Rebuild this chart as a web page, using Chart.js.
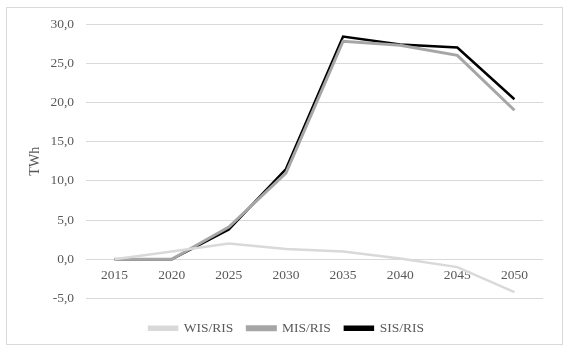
<!DOCTYPE html>
<html>
<head>
<meta charset="utf-8">
<script src="https://cdn.jsdelivr.net/npm/chart.js@4"></script>
<style>
  html, body { margin: 0; padding: 0; background: #fff; }
  #wrap { position: relative; width: 570px; height: 354px; }
  #frame { position: absolute; left: 6px; top: 7px; width: 555px; height: 336px; border: 1px solid #d9d9d9; pointer-events: none; }
</style>
</head>
<body>
<div id="wrap">
  <canvas id="chart" width="570" height="354"></canvas>
  <div id="frame"></div>
</div>
<script>
// Chart data
const years = ['2015', '2020', '2025', '2030', '2035', '2040', '2045', '2050'];
const wisRis = [0, 1.0, 2.0, 1.3, 1.0, 0.1, -1.0, -4.2];
const misRis = [0, 0, 4.1, 11.0, 27.8, 27.3, 26.0, 19.0];
const sisRis = [0, 0, 3.8, 11.5, 28.4, 27.4, 27.0, 20.4];
const seriesNames = ['WIS/RIS', 'MIS/RIS', 'SIS/RIS'];
const yTicks = [-5, 0, 5, 10, 15, 20, 25, 30];

const font = { family: "'Liberation Serif', 'Times New Roman', serif", size: 13.5 };
const textColor = '#595959';

function lineSet(label, data, color, width) {
  return {
    label,
    data,
    borderColor: color,
    backgroundColor: color,
    borderWidth: width,
    pointRadius: 0,
    pointHoverRadius: 0,
    fill: false,
    tension: 0
  };
}

// empty axis used only as a spacer
function spacer(type, position, size) {
  return {
    type,
    position,
    grid: { display: false, drawTicks: false },
    border: { display: false },
    ticks: { display: false },
    afterFit: s => {
      if (position === 'bottom') s.height = size;
      else s.width = size;
    }
  };
}

const ctx = document.getElementById('chart').getContext('2d');
new Chart(ctx, {
  type: 'line',
  data: {
    labels: years,
    datasets: [
      lineSet(seriesNames[0], wisRis, '#d9d9d9', 2.5),
      lineSet(seriesNames[1], misRis, '#a6a6a6', 3),
      lineSet(seriesNames[2], sisRis, '#000000', 2.5)
    ]
  },
  options: {
    responsive: false,
    animation: false,
    layout: { padding: { left: 6, right: 3, top: 24, bottom: 9 } },
    plugins: {
      legend: {
        position: 'bottom',
        labels: {
          font,
          color: textColor,
          boxWidth: 28,
          boxHeight: 3,
          padding: 14
        }
      },
      tooltip: { enabled: false }
    },
    scales: {
      x: {
        position: { y: 0 },
        offset: true,
        grid: { display: false, drawTicks: false },
        border: { display: false },
        ticks: { font, color: textColor, padding: 8, maxRotation: 0 }
      },
      xGap: spacer('category', 'bottom', 9),
      yGap: spacer('linear', 'right', 24),
      y: {
        min: yTicks[0],
        max: yTicks[yTicks.length - 1],
        afterBuildTicks: scale => {
          scale.ticks = yTicks.map(v => ({ value: v }));
        },
        afterFit: scale => { scale.width = 80; },
        grid: { color: '#d9d9d9', lineWidth: 1, drawTicks: false },
        border: { display: false },
        ticks: {
          font,
          color: textColor,
          padding: 12,
          callback: v => v.toFixed(1).replace('.', ',')
        },
        title: {
          display: true,
          text: 'TWh',
          font: { family: font.family, size: 14 },
          color: textColor,
          padding: { top: 21, bottom: 0 }
        }
      }
    }
  }
});
</script>
</body>
</html>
_ _ _
→ **Prompt**
The material above holds pictures; copy everything else in it exactly.

→ **Output for this task**
Rebuild this chart as a web page, using Chart.js.
<!DOCTYPE html>
<html>
<head>
<meta charset="utf-8">
<script src="https://cdn.jsdelivr.net/npm/chart.js@4"></script>
<style>
  html, body { margin: 0; padding: 0; background: #fff; }
  #wrap { position: relative; width: 570px; height: 354px; }
  #frame { position: absolute; left: 6px; top: 7px; width: 555px; height: 336px; border: 1px solid #d9d9d9; pointer-events: none; }
</style>
</head>
<body>
<div id="wrap">
  <canvas id="chart" width="570" height="354"></canvas>
  <div id="frame"></div>
</div>
<script>
// Chart data
const years = ['2015', '2020', '2025', '2030', '2035', '2040', '2045', '2050'];
const wisRis = [0, 1.0, 2.0, 1.3, 1.0, 0.1, -1.0, -4.2];
const misRis = [0, 0, 4.1, 11.0, 27.8, 27.3, 26.0, 19.0];
const sisRis = [0, 0, 3.8, 11.5, 28.4, 27.4, 27.0, 20.4];
const seriesNames = ['WIS/RIS', 'MIS/RIS', 'SIS/RIS'];
const yTicks = [-5, 0, 5, 10, 15, 20, 25, 30];

const font = { family: "'Liberation Serif', 'Times New Roman', serif", size: 13.5 };
const textColor = '#595959';

function lineSet(label, data, color, width) {
  return {
    label,
    data,
    borderColor: color,
    backgroundColor: color,
    borderWidth: width,
    pointRadius: 0,
    pointHoverRadius: 0,
    fill: false,
    tension: 0
  };
}

// empty axis used only as a spacer
function spacer(type, position, size) {
  return {
    type,
    position,
    grid: { display: false, drawTicks: false },
    border: { display: false },
    ticks: { display: false },
    afterFit: s => {
      if (position === 'bottom') s.height = size;
      else s.width = size;
    }
  };
}

const ctx = document.getElementById('chart').getContext('2d');
new Chart(ctx, {
  type: 'line',
  data: {
    labels: years,
    datasets: [
      lineSet(seriesNames[0], wisRis, '#d9d9d9', 2.5),
      lineSet(seriesNames[1], misRis, '#a6a6a6', 3),
      lineSet(seriesNames[2], sisRis, '#000000', 2.5)
    ]
  },
  options: {
    responsive: false,
    animation: false,
    layout: { padding: { left: 6, right: 3, top: 24, bottom: 9 } },
    plugins: {
      legend: {
        position: 'bottom',
        labels: {
          font,
          color: textColor,
          boxWidth: 28,
          boxHeight: 3,
          padding: 14
        }
      },
      tooltip: { enabled: false }
    },
    scales: {
      x: {
        position: { y: 0 },
        offset: true,
        grid: { display: false, drawTicks: false },
        border: { display: false },
        ticks: { font, color: textColor, padding: 8, maxRotation: 0 }
      },
      xGap: spacer('category', 'bottom', 9),
      yGap: spacer('linear', 'right', 24),
      y: {
        min: yTicks[0],
        max: yTicks[yTicks.length - 1],
        afterBuildTicks: scale => {
          scale.ticks = yTicks.map(v => ({ value: v }));
        },
        afterFit: scale => { scale.width = 80; },
        grid: { color: '#d9d9d9', lineWidth: 1, drawTicks: false },
        border: { display: false },
        ticks: {
          font,
          color: textColor,
          padding: 12,
          callback: v => v.toFixed(1).replace('.', ',')
        },
        title: {
          display: true,
          text: 'TWh',
          font: { family: font.family, size: 14 },
          color: textColor,
          padding: { top: 21, bottom: 0 }
        }
      }
    }
  }
});
</script>
</body>
</html>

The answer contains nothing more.